Instructions for the task ->
In the listing below, find the line with "18, 19, 20];", then repeat exactly every line from the top through that one.

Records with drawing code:
"""

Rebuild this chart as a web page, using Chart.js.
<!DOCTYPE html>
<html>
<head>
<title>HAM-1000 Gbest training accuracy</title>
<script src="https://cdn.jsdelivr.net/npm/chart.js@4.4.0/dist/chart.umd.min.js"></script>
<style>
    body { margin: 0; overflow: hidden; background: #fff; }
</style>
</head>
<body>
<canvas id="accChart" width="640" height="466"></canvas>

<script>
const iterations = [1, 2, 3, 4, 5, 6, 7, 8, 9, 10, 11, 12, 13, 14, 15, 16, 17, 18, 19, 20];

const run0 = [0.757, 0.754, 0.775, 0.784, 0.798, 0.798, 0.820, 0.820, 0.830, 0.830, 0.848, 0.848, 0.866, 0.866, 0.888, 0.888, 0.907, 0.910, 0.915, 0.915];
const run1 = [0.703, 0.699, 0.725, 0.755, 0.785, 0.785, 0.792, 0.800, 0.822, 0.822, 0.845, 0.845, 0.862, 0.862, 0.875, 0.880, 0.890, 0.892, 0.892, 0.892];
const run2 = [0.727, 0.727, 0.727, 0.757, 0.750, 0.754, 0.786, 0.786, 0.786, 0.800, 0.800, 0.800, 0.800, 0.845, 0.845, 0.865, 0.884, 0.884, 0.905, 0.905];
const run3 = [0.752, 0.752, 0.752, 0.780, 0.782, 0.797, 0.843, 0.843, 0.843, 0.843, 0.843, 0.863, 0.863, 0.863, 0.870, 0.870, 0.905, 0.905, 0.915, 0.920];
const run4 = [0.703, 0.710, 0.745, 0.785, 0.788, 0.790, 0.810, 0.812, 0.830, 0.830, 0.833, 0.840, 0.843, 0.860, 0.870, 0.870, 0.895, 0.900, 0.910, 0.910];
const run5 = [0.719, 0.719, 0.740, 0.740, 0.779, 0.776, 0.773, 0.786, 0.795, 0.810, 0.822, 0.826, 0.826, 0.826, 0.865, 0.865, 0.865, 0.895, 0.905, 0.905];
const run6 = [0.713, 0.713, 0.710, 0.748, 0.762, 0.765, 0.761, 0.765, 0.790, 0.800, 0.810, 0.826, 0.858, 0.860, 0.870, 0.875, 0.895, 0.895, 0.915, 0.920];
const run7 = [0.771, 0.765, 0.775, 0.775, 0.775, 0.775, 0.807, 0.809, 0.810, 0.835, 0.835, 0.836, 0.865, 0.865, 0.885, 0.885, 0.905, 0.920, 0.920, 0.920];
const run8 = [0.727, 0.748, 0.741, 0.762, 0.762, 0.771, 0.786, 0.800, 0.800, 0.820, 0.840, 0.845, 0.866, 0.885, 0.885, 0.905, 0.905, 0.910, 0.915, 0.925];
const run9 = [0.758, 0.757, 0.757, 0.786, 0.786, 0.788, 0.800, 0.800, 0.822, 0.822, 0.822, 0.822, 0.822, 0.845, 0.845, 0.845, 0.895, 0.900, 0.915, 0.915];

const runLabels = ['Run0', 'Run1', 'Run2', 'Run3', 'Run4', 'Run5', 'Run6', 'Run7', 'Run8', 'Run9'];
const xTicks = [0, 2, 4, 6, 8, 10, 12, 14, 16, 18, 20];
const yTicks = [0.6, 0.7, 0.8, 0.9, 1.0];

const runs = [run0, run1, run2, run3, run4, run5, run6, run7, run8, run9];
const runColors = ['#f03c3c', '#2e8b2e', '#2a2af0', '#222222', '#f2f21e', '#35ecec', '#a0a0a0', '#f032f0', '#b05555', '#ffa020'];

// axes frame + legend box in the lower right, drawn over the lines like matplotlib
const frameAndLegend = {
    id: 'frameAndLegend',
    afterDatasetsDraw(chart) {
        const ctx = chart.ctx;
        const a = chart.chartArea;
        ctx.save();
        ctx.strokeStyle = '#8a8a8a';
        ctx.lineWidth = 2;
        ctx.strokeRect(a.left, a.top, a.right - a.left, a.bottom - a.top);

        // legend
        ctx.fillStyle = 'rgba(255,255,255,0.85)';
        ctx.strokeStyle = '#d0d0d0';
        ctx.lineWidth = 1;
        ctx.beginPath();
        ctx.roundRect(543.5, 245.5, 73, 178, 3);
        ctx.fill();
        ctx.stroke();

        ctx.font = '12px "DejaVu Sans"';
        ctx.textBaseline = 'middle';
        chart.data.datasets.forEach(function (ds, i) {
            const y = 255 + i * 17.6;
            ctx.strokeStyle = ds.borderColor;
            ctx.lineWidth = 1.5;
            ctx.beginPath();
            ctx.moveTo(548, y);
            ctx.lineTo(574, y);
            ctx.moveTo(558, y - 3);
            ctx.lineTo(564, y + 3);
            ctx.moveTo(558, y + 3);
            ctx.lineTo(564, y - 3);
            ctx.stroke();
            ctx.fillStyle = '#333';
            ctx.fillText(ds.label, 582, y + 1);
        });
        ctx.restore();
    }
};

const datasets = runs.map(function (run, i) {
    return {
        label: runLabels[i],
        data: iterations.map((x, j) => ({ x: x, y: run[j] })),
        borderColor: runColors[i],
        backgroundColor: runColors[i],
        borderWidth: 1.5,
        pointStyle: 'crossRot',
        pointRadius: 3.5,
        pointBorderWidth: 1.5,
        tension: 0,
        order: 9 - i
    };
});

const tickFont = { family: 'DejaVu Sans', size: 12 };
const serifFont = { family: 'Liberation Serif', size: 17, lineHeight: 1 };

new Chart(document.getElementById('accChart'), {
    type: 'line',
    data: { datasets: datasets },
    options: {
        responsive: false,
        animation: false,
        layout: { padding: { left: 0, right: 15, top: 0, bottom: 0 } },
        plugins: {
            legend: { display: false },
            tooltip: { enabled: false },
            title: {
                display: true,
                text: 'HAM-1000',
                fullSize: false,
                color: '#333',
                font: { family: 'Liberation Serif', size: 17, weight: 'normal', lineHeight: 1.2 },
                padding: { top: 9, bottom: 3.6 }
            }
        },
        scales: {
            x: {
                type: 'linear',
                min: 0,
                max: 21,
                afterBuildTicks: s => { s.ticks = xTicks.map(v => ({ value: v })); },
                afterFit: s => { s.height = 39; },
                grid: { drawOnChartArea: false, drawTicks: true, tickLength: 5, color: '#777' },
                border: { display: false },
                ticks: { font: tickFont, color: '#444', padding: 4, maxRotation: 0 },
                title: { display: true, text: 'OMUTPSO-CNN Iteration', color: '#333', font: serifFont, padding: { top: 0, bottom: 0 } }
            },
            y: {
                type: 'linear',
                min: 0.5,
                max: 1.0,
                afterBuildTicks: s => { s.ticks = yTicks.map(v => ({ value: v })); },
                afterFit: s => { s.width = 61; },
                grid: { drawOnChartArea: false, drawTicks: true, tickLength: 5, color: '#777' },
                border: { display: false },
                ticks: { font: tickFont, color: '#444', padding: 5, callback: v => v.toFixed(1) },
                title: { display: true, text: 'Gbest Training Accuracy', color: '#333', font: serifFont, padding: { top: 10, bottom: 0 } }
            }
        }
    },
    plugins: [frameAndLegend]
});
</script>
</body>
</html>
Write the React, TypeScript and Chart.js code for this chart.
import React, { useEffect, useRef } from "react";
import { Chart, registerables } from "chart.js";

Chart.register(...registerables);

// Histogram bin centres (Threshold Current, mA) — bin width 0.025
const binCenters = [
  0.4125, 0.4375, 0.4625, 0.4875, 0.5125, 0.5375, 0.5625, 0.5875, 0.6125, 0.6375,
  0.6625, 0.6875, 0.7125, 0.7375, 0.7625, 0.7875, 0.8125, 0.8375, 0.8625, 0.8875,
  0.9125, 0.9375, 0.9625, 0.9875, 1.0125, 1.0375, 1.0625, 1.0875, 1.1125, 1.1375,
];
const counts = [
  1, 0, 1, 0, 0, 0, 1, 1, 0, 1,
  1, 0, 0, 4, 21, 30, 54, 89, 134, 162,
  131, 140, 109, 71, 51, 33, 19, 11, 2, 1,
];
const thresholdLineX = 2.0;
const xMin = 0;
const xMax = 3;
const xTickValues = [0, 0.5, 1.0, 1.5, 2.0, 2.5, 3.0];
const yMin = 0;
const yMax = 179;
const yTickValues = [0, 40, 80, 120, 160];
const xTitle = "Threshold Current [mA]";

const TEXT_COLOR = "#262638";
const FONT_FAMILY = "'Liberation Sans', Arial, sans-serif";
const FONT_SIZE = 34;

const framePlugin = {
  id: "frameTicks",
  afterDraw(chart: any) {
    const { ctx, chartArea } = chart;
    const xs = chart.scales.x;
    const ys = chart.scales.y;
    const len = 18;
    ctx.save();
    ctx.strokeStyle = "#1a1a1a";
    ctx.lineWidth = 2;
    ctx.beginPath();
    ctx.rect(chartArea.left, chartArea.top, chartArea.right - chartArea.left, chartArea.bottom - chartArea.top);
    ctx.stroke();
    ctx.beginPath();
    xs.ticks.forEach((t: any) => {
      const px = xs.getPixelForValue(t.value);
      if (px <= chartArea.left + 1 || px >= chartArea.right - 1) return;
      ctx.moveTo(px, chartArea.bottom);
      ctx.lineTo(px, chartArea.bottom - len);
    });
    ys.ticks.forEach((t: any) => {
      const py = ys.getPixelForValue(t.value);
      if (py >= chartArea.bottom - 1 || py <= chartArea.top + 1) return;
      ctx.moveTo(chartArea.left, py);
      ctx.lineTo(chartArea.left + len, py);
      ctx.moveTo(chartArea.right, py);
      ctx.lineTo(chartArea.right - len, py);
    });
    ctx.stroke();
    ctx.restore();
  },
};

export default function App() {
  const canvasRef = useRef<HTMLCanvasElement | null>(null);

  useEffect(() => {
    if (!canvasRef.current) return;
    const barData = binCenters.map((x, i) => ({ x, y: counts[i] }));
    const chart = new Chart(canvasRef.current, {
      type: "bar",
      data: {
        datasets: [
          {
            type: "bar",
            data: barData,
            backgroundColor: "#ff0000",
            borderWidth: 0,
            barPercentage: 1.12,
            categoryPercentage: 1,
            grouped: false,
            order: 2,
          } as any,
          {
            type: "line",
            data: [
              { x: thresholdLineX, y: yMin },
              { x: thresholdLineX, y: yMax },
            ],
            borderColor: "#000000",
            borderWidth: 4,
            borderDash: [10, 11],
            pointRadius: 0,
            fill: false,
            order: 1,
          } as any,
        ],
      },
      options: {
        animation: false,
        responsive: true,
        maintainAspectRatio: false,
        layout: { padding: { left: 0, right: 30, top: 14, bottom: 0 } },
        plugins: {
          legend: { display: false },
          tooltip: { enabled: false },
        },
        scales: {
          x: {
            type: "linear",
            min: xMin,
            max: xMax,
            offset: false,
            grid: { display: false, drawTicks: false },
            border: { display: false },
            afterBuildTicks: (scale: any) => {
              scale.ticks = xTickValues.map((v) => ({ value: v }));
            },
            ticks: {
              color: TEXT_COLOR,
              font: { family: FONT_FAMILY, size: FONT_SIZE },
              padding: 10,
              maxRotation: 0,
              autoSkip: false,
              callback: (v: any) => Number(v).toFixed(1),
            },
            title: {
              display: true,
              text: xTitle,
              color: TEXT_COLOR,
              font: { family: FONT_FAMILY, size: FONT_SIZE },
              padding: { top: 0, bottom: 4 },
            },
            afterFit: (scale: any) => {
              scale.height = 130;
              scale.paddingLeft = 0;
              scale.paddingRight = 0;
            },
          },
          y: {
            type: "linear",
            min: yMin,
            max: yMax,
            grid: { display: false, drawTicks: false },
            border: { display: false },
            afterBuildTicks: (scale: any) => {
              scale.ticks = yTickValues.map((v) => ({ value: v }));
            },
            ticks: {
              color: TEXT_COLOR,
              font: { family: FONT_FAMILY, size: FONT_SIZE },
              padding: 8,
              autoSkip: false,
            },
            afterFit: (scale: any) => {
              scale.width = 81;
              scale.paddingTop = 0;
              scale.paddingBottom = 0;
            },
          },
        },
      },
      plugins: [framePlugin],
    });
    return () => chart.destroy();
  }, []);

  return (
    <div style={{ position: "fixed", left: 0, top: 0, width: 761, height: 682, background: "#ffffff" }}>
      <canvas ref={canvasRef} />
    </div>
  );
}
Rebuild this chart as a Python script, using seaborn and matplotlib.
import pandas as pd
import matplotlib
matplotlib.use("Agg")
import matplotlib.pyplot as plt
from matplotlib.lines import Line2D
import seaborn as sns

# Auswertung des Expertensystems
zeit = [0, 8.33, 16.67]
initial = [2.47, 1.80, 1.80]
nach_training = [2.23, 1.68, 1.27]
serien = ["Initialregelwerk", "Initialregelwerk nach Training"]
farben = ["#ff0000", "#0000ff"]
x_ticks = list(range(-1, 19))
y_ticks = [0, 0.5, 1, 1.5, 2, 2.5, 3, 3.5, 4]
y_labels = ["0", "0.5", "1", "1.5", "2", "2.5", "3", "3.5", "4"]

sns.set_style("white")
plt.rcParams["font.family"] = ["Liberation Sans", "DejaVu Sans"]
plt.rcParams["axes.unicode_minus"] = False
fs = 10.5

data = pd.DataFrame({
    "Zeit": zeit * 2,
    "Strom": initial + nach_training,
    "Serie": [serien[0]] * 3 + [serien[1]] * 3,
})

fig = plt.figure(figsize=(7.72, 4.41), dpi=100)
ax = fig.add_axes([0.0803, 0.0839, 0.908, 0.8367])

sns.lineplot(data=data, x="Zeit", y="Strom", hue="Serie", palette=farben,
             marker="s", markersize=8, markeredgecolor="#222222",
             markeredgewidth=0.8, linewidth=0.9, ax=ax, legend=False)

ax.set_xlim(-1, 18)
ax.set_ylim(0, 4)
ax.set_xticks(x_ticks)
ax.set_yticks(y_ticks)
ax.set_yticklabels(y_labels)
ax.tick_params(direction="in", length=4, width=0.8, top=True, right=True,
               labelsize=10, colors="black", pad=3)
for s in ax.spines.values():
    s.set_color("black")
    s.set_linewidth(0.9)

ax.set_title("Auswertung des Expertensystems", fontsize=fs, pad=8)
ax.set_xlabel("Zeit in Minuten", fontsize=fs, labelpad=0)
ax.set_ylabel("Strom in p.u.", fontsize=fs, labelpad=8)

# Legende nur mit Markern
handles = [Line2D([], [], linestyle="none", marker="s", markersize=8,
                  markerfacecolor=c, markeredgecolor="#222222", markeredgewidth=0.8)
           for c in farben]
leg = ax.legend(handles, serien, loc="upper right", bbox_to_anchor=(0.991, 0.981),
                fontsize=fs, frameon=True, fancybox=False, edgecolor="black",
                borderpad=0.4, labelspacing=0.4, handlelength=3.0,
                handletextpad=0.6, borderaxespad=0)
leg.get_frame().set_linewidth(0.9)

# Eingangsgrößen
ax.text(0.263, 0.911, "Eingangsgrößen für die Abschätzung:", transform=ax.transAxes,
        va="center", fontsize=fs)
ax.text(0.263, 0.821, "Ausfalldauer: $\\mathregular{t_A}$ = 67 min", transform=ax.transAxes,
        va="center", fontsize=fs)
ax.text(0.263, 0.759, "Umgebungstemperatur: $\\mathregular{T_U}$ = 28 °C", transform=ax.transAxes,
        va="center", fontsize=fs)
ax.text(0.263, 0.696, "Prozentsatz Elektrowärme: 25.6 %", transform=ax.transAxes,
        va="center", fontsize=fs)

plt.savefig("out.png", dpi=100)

"""

Output of the exercise ->
Rebuild this chart as a web page, using Chart.js.
<!DOCTYPE html>
<html>
<head>
<title>HAM-1000 Gbest training accuracy</title>
<script src="https://cdn.jsdelivr.net/npm/chart.js@4.4.0/dist/chart.umd.min.js"></script>
<style>
    body { margin: 0; overflow: hidden; background: #fff; }
</style>
</head>
<body>
<canvas id="accChart" width="640" height="466"></canvas>

<script>
const iterations = [1, 2, 3, 4, 5, 6, 7, 8, 9, 10, 11, 12, 13, 14, 15, 16, 17, 18, 19, 20];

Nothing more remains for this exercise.